CorelixRF designs and manufactures RF power amplifiers grounded purely in laboratory data and physical survivability. The CRF-PA-30M512M-100W explicitly eliminates the vulnerability of long-distance DC runs, utilizing localized high-rejection filtering and extreme mechanical tolerances to guarantee absolute signal linearity. Stop risking multi-million dollar satellite communication links on fragile commercial hardware architectures. System integrators and R&D directors are instructed to contact the CorelixRF engineering team directly to obtain the full physical Data Sheet and laboratory validation reports for immediate integration.
FAQ
Q1: How does CorelixRF measure the dynamic voltage drop on the CRF-PA-30M512M-100W during pulse testing?
We position high-bandwidth, active differential probes directly at the GaN drain pins, utilizing 8 GHz mixed-signal oscilloscopes. This setup captures the exact sub-microsecond voltage droop at the semiconductor junction, bypassing the masking effects of the PCB traces and ensuring the local decoupling network supplies the required 20A without allowing the voltage to collapse.
Q2: Why do you specify Rogers high-frequency laminates over standard FR4 in the bias routing?
FR4 exhibits excessive dielectric loss and unpredictable CTE characteristics at microwave frequencies, making it fundamentally incompatible with high-power RF stability.
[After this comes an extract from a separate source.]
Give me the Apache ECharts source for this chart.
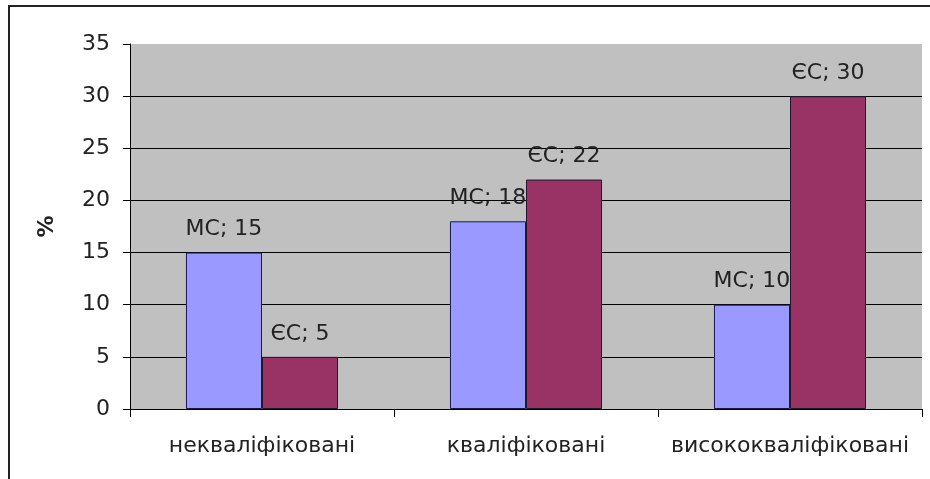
<!DOCTYPE html>
<html>
<head>
<meta charset="utf-8">
<script src="https://cdn.jsdelivr.net/npm/echarts@6/dist/echarts.min.js"></script>
<style>
html,body{margin:0;padding:0;background:#fff;}
#chart{width:930px;height:479px;}
</style>
</head>
<body>
<div id="chart"></div>
<script>
const categories = ['некваліфіковані', 'кваліфіковані', 'висококваліфіковані'];
const seriesNames = ['МС', 'ЄС'];
const valuesMS = [15, 18, 10];
const valuesES = [5, 22, 30];
const yTicks = { min: 0, max: 35, interval: 5 };

const FONT = 'DejaVu Sans';
const chart = echarts.init(document.getElementById('chart'));
const labelCfg = {
  show: true,
  position: 'top',
  distance: 12,
  formatter: '{a}; {c}',
  color: '#222',
  fontFamily: FONT,
  fontSize: 22
};
chart.setOption({
  animation: false,
  backgroundColor: '#fff',
  graphic: [{
    type: 'rect',
    shape: { x: 9, y: 6, width: 960, height: 520 },
    style: { fill: 'none', stroke: '#222', lineWidth: 2 },
    silent: true
  }],
  grid: {
    left: 130, top: 44, right: 8, bottom: 70,
    show: true, backgroundColor: '#C0C0C0', borderWidth: 0
  },
  xAxis: {
    type: 'category',
    data: categories,
    boundaryGap: true,
    axisLine: { lineStyle: { color: '#000', width: 1 } },
    axisTick: { show: true, length: 8, lineStyle: { color: '#000' } },
    axisLabel: { color: '#222', fontFamily: FONT, fontSize: 22, margin: 26, interval: 0 },
    splitLine: { show: false }
  },
  yAxis: {
    type: 'value',
    min: yTicks.min, max: yTicks.max, interval: yTicks.interval,
    name: '%',
    nameLocation: 'middle',
    nameGap: 72,
    nameTextStyle: { color: '#222', fontFamily: FONT, fontSize: 22, fontWeight: 'bold' },
    axisLine: { show: true, lineStyle: { color: '#000', width: 1 } },
    axisTick: { show: true, length: 7, lineStyle: { color: '#000' } },
    axisLabel: { color: '#222', fontFamily: FONT, fontSize: 22, margin: 20 },
    splitLine: { show: true, showMinLine: false, showMaxLine: false, lineStyle: { color: '#000', width: 1 } }
  },
  series: [
    {
      name: seriesNames[0], type: 'bar', data: valuesMS, z: 2,
      barGap: '0%', barCategoryGap: '42.4%',
      itemStyle: { color: '#9999FF', borderColor: '#1a1a4a', borderWidth: 1 },
      label: labelCfg
    },
    {
      name: seriesNames[1], type: 'bar', data: valuesES, z: 3,
      barGap: '0%', barCategoryGap: '42.4%',
      itemStyle: { color: '#993366', borderColor: '#1a1a2a', borderWidth: 1 },
      label: labelCfg
    }
  ]
});
</script>
</body>
</html>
Rogers laminates provide a rigidly controlled dielectric constant and minimal insertion loss, ensuring that the impedance of the bias network remains stable and does not introduce phase distortion during extreme thermal cycling.
Q3: What specific mechanical tolerances are applied to the CRF-PA-30M512M-100W housing?
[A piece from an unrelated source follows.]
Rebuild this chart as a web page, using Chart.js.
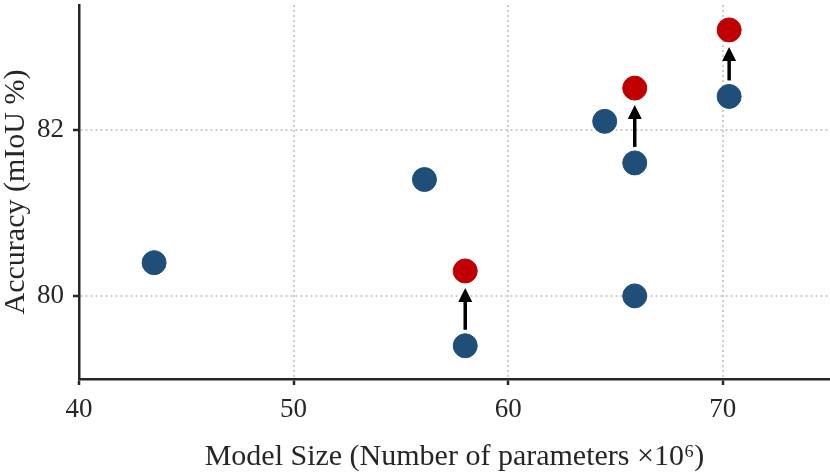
<!DOCTYPE html>
<html>
<head>
<meta charset="utf-8">
<script src="https://cdn.jsdelivr.net/npm/chart.js@4.4.1/dist/chart.umd.min.js"></script>
<style>
  html, body { margin: 0; padding: 0; background: #fff; }
  #wrap { width: 830px; height: 474px; }
</style>
</head>
<body>
<div id="wrap"><canvas id="canvas"></canvas></div>
<script>
// baseline models (blue)
const baseX = [43.5, 56.1, 58.0, 64.5, 65.9, 65.9, 70.3];
const baseY = [80.4, 81.4, 79.4, 82.1, 81.6, 80.0, 82.4];
// improved models (red)
const oursX = [58.0, 65.9, 70.3];
const oursY = [80.3, 82.5, 83.2];
// arrows go from these baseline points to the red ones
const arrowFromY = [79.4, 81.6, 82.4];

const xTicks = [40, 50, 60, 70];
const yTicks = [80, 82];

const serif = '"Liberation Serif", "DejaVu Serif", serif';
const axisColor = '#262626';

function toPoints(xs, ys) {
    return xs.map(function (x, i) { return { x: x, y: ys[i] }; });
}

// arrows between the pairs, drawn under the dots
const arrowPlugin = {
    id: 'arrows',
    beforeDatasetsDraw(chart) {
        const ctx = chart.ctx;
        const xs = chart.scales.x, ys = chart.scales.y;
        ctx.save();
        ctx.strokeStyle = '#000';
        ctx.fillStyle = '#000';
        ctx.lineWidth = 3.5;
        for (let i = 0; i < oursX.length; i++) {
            const px = xs.getPixelForValue(oursX[i]);
            const y0 = ys.getPixelForValue(arrowFromY[i]) - 16;
            const y1 = ys.getPixelForValue(oursY[i]) + 17;
            ctx.beginPath();
            ctx.moveTo(px, y0);
            ctx.lineTo(px, y1 + 10);
            ctx.stroke();
            ctx.beginPath();
            ctx.moveTo(px, y1);
            ctx.lineTo(px - 7, y1 + 14);
            ctx.lineTo(px + 7, y1 + 14);
            ctx.closePath();
            ctx.fill();
        }
        ctx.restore();
    }
};

// no extra room for half tick labels at the ends
function noPad(scale) {
    scale.paddingTop = 0;
    scale.paddingBottom = 0;
    scale.paddingLeft = 0;
    scale.paddingRight = 0;
}

const ctx = document.getElementById('canvas').getContext('2d');
const myChart = new Chart(ctx, {
    type: 'scatter',
    data: {
        datasets: [{
            label: 'Baseline',
            data: toPoints(baseX, baseY),
            backgroundColor: '#1f4e79',
            borderColor: '#1f4e79',
            pointRadius: 12,
            pointHoverRadius: 12
        }, {
            label: 'Ours',
            data: toPoints(oursX, oursY),
            backgroundColor: '#c00000',
            borderColor: '#c00000',
            pointRadius: 12,
            pointHoverRadius: 12
        }]
    },
    options: {
        responsive: true,
        maintainAspectRatio: false,
        animation: false,
        layout: { autoPadding: false, padding: { top: 5, right: 0, left: 0, bottom: 0 } },
        plugins: {
            legend: { display: false },
            tooltip: { enabled: false }
        },
        scales: {
            x: {
                type: 'linear',
                min: 40,
                max: 75,
                afterBuildTicks: function (scale) {
                    scale.ticks = xTicks.map(function (v) { return { value: v }; });
                },
                afterFit: function (scale) { scale.height = 95; noPad(scale); },
                grid: {
                    color: '#cccccc',
                    lineWidth: 2,
                    tickColor: axisColor,
                    tickWidth: 2.5,
                    tickLength: 6,
                    tickBorderDash: []
                },
                border: { color: axisColor, width: 2.5, dash: [2, 3] },
                ticks: {
                    color: axisColor,
                    padding: 9,
                    font: { family: serif, size: 27 }
                },
                title: {
                    display: true,
                    text: 'Model Size (Number of parameters ×10⁶)',
                    color: axisColor,
                    padding: { top: 0, bottom: 0 },
                    font: { family: serif, size: 30, lineHeight: 1.1 }
                }
            },
            y: {
                type: 'linear',
                min: 79,
                max: 83.5,
                afterBuildTicks: function (scale) {
                    scale.ticks = yTicks.map(function (v) { return { value: v }; });
                },
                afterFit: function (scale) { scale.width = 79; noPad(scale); },
                grid: {
                    color: '#cccccc',
                    lineWidth: 2,
                    tickColor: axisColor,
                    tickWidth: 2.5,
                    tickLength: 6,
                    tickBorderDash: []
                },
                border: { color: axisColor, width: 2.5, dash: [2, 3] },
                ticks: {
                    color: axisColor,
                    padding: 9,
                    font: { family: serif, size: 27 }
                },
                title: {
                    display: true,
                    text: 'Accuracy (mIoU %)',
                    color: axisColor,
                    padding: { top: 0, bottom: 0 },
                    font: { family: serif, size: 30, lineHeight: 1.1 }
                }
            }
        }
    },
    plugins: [arrowPlugin]
});
</script>
</body>
</html>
The aluminum chassis is CNC machined to a flatness tolerance of less than 0.002 inches per linear foot on the primary mounting surface. This extreme precision eliminates microscopic air gaps between the module and the system heatsink, minimizing thermal resistance and preventing local hot spots that would otherwise degrade the RF output power.
Q4: How does the module handle a sudden infinite VSWR event like a severed antenna cable?
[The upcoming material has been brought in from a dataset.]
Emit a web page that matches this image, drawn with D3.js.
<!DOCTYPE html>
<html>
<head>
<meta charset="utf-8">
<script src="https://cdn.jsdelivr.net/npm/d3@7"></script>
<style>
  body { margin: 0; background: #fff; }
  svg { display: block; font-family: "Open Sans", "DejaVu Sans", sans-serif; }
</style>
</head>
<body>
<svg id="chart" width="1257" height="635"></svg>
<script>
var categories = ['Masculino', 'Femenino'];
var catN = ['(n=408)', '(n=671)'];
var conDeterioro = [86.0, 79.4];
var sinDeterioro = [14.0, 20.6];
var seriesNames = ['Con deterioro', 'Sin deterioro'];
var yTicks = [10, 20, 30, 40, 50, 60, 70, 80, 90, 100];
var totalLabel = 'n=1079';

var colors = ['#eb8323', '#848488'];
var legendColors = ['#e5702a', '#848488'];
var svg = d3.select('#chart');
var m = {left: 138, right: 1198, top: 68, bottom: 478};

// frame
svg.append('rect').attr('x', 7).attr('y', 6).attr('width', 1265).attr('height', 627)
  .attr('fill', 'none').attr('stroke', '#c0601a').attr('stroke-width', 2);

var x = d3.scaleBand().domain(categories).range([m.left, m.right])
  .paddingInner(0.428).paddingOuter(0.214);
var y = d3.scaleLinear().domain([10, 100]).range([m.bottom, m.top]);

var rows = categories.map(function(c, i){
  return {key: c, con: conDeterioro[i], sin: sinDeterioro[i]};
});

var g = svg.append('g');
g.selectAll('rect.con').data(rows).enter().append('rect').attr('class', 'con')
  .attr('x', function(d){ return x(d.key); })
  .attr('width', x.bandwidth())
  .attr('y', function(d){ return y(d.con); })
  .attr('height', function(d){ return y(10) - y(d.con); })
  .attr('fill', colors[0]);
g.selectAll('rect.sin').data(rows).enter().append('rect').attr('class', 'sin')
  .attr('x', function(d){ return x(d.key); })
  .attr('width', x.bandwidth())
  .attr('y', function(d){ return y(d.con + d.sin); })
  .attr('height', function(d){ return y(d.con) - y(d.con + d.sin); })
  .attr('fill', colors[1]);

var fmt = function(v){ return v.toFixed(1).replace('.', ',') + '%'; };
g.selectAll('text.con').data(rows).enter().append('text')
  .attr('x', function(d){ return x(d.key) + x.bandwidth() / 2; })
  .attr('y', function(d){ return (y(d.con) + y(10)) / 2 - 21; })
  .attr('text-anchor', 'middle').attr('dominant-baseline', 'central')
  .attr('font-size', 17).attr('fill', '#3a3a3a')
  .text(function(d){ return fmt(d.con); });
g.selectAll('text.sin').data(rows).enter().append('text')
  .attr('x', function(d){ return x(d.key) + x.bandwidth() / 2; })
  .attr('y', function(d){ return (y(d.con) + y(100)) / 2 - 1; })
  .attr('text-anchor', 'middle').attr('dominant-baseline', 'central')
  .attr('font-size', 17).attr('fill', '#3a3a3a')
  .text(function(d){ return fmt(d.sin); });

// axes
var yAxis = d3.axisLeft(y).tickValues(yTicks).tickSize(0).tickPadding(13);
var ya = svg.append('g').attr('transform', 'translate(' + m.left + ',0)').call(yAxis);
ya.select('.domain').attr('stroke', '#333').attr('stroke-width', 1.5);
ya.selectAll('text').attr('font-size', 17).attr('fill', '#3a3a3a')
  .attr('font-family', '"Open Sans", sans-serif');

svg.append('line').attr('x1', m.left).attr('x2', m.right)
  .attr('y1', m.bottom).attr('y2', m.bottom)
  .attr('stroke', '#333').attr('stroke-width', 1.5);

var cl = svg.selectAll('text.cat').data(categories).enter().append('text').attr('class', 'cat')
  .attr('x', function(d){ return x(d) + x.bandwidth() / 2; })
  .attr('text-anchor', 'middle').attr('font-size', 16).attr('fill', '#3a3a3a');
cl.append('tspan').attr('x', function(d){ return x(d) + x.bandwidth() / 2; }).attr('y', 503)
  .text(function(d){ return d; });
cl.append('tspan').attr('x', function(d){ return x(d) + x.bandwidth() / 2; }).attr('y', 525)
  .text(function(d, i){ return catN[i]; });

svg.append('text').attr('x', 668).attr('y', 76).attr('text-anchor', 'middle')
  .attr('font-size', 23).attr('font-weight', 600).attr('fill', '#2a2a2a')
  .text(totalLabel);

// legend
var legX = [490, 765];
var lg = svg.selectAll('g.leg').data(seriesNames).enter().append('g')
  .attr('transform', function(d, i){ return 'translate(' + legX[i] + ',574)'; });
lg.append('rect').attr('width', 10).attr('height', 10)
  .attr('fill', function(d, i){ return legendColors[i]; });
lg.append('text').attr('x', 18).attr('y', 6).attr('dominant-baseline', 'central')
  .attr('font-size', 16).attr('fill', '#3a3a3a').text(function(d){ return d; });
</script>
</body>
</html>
Upon detecting a severe reflected power spike, the internal directional couplers instantly signal the high-speed active bias controllers. Within microseconds, the circuitry pinches off the gate voltage, driving the GaN HEMTs into deep cutoff and halting all RF amplification before the forward and reflected waves can compound to exceed the transistor’s physical breakdown voltage.
Q5: Can we use standard switching power supplies if we add our own external capacitors?
Adding external bulk capacitance does not solve the high-frequency ringing and parasitic inductance introduced by the long DC wiring itself. The CRF-PA-30M512M-100W features integrated, mathematically tuned LC pi-networks specifically designed to filter the high-dV/dt switching transients directly at the point of load, neutralizing the noise before it interacts with the RF matching circuit.